A collection of OpenShift and Kubernetes best practices.

OpenShift Best Practices

A sort-of style guide and operational handbook for OpenShfit and k8s.

Inspired by the Uber Go Style Guide.

Semantics

Prefer generic resource names

Most resources only need to have unique names within namespaces. This makes de-duplication and templating easier because there is less variance to deal with.

This especially applies to the names of things inside resources. For example, always naming the port that exposes Prometheus metrics, metrics will mean you only need to match on one port name in your ServiceMonitor object for likely all of your pods in that namespace.

BadGood
apiVersion: v1
kind: Secret
metadata:
  name: dev-password
  namespace: dev
...
apiVersion: v1
kind: Secret
metadata:
  name: password
  namespace: dev
...

Don't store secrets in version control

Your Git repository may be private, but every developer syncing sensitive data to their devices to develop is not good practice.

Consider an external secret integration provider like the External Secrets Operator which supports which support most cloud providers, SaaS products and custom integrations.

Store both the username and password in the secret

This allows atomic updates to credentials in cases where both the username and password need to be updated at the same time. It can also be seen as part of security hardening to use randomised usernames and treat them as pseudo secretive data.

BadGood
apiVersion: v1
kind: Secret
metadata:
  name: credentials
  ...
data:
  password: aGVsbG93b3JsZA==
---
apiVersion: v1
kind: ConfigMap
metadata:
  name: credentials
  ...
data:
  username: myusername
apiVersion: v1
kind: Secret
metadata:
  name: credentials
  ...
data:
  username: bXl1c2VybmFtZQ==
  password: aGVsbG93b3JsZA==

Workloads should have as little knowledge of underlying infrastructure as possible

You application will very likely have to be migrated from one cluster to another. Think carefully how configuration dependent on infrastructure is injected into resources. If the database host-name was to change, how many places would you have to update this information?

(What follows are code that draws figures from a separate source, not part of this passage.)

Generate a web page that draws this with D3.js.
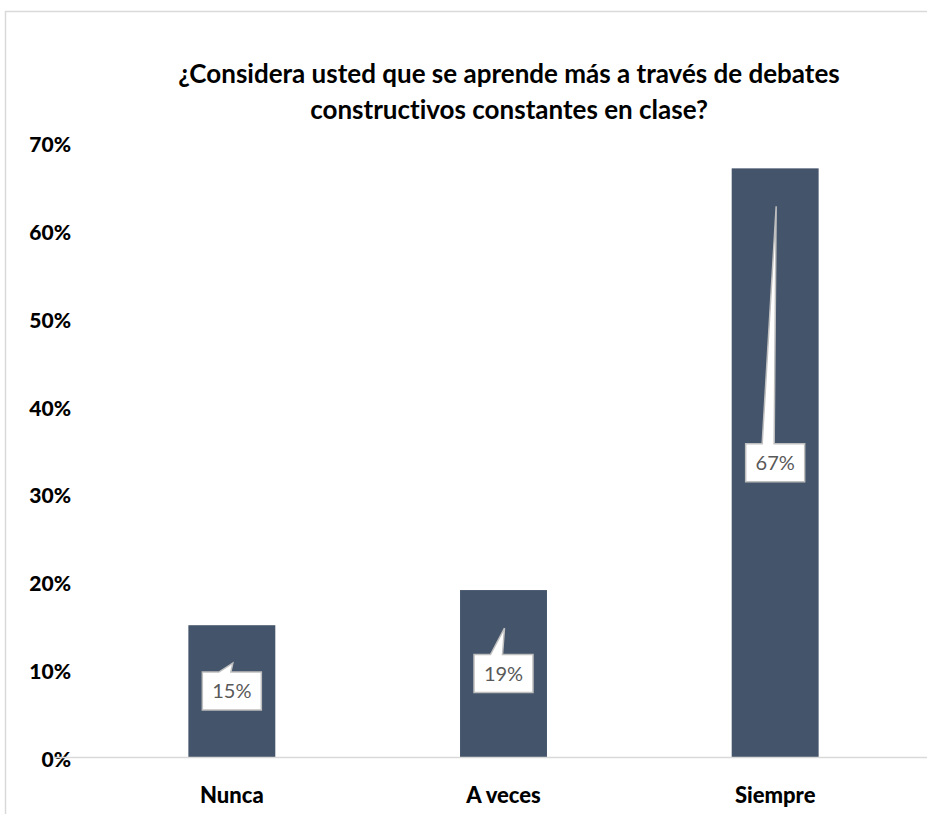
<!DOCTYPE html>
<html><head><meta charset="utf-8">
<script src="https://cdn.jsdelivr.net/npm/d3@7"></script>
<style>body{margin:0;background:#fff}svg{display:block}text{font-variant-ligatures:none}</style>
</head><body>
<script>
const categories = ["Nunca", "A veces", "Siempre"];
const values = [0.15, 0.19, 0.67];
const valueLabels = ["15%", "19%", "67%"];
const tickValues = [0, 0.1, 0.2, 0.3, 0.4, 0.5, 0.6, 0.7];
const titleLines = ["¿Considera usted que se aprende más a través de debates", "constructivos constantes en clase?"];

const W = 927, H = 814;
const svg = d3.select("body").append("svg").attr("width", W).attr("height", H);
// chart border
svg.append("path").attr("d", "M5.5,814 V11.5 H927").attr("fill", "none").attr("stroke", "#d9d9d9").attr("stroke-width", 1.5);

const y = d3.scaleLinear().domain([0, 0.7]).range([757, 142]);
const x = d3.scaleBand().domain(categories).range([96, 911]).paddingInner(0.68).paddingOuter(0.34);

const font = "Lato, Carlito, 'Open Sans', sans-serif";

// title
svg.append("g").selectAll("text").data(titleLines).join("text")
  .attr("x", 509).attr("y", (d, i) => 83 + i * 36)
  .attr("text-anchor", "middle").attr("font-family", font).attr("font-weight", "bold")
  .attr("font-size", 26).attr("fill", "#000").text(d => d);

// y axis labels
const yAxis = d3.axisLeft(y).tickValues(tickValues).tickFormat(d3.format(".0%")).tickSize(0).tickPadding(0);
const ga = svg.append("g").attr("transform", "translate(71,0)").call(yAxis);
ga.select(".domain").remove();
ga.selectAll("text").attr("font-family", font).attr("font-weight", "900").attr("font-size", 21).attr("fill", "#000").attr("dy", "0.45em");

// bars
svg.append("g").selectAll("rect").data(values).join("rect")
  .attr("x", (d, i) => x(categories[i])).attr("width", x.bandwidth())
  .attr("y", d => y(d)).attr("height", d => y(0) - y(d)).attr("fill", "#44546a");

// baseline
svg.append("line").attr("x1", 54).attr("x2", 927).attr("y1", y(0) + 0.5).attr("y2", y(0) + 0.5).attr("stroke", "#d9d9d9").attr("stroke-width", 1.5);

// x axis labels
const xAxis = d3.axisBottom(x).tickSize(0).tickPadding(0);
const gx = svg.append("g").attr("transform", "translate(0,795)").call(xAxis);
gx.select(".domain").remove();
gx.selectAll("text").attr("font-family", font).attr("font-weight", "900").attr("font-size", 22).attr("fill", "#000").attr("dy", "0.35em");

// callout labels
const bw = 59, bh = 38;
const cg = svg.append("g");
values.forEach((v, i) => {
  const cx = x(categories[i]) + x.bandwidth() / 2;
  const cy = y(v / 2);
  const tipX = cx + 1, tipY = y(v) + 38;
  const l = cx - bw / 2, r = cx + bw / 2, t = cy - bh / 2, b = cy + bh / 2;
  const p = `M${l},${t} H${cx - 13} L${tipX},${tipY} L${cx - 1},${t} H${r} V${b} H${l} Z`;
  cg.append("path").attr("d", p).attr("fill", "#fff").attr("stroke", "#bfbfbf").attr("stroke-width", 1.5).attr("stroke-linejoin", "miter");
  cg.append("text").attr("x", cx).attr("y", cy).attr("dy", "0.36em").attr("text-anchor", "middle")
    .attr("font-family", font).attr("font-size", 20).attr("fill", "#595959").text(valueLabels[i]);
});
</script>
</body></html>
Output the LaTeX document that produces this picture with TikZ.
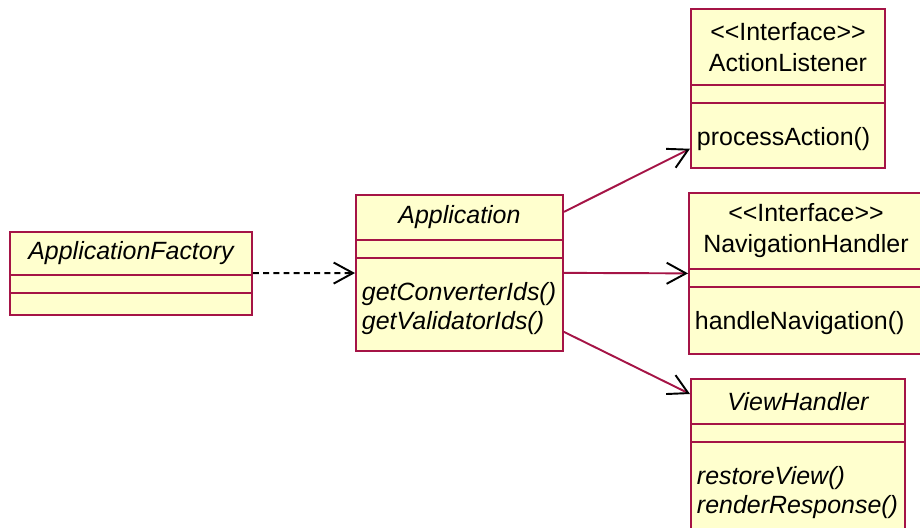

Most commonly infrastructure details reach applications via external secrets and GitOps. Use this to your advantage to have a single source of truth (even if this causes duplicate information inside OpenShift).

Performance

Always specify resource requests and limits on Pods.

Always define requests and limits for workloads to ensure they schedule correctly and do not over-use node resources.

You can use means such as Kyverno to automatically enforce this as a policy.

Always specify Pod liveness and readiness probes.

Most applications already support some kind of health checking through means of a health endpoint.

You can use means such as Kyverno to automatically enforce this as a policy.

Don't set the resource limits on Pods too low to start up correctly

While your application may only use 10m CPUs, many applications (especially those using the JVM) require 10x the average CPU usage during startup. Setting the resource limit too low can cause an application to crash loop in the event that cannot meet the startup deadline.

Security

Don't expose the default route

*.apps.<cluster name>.<cluster domain> should never be open to the internet as admission to this route is typically to relaxed to avoid accidentally exposing insecure applications.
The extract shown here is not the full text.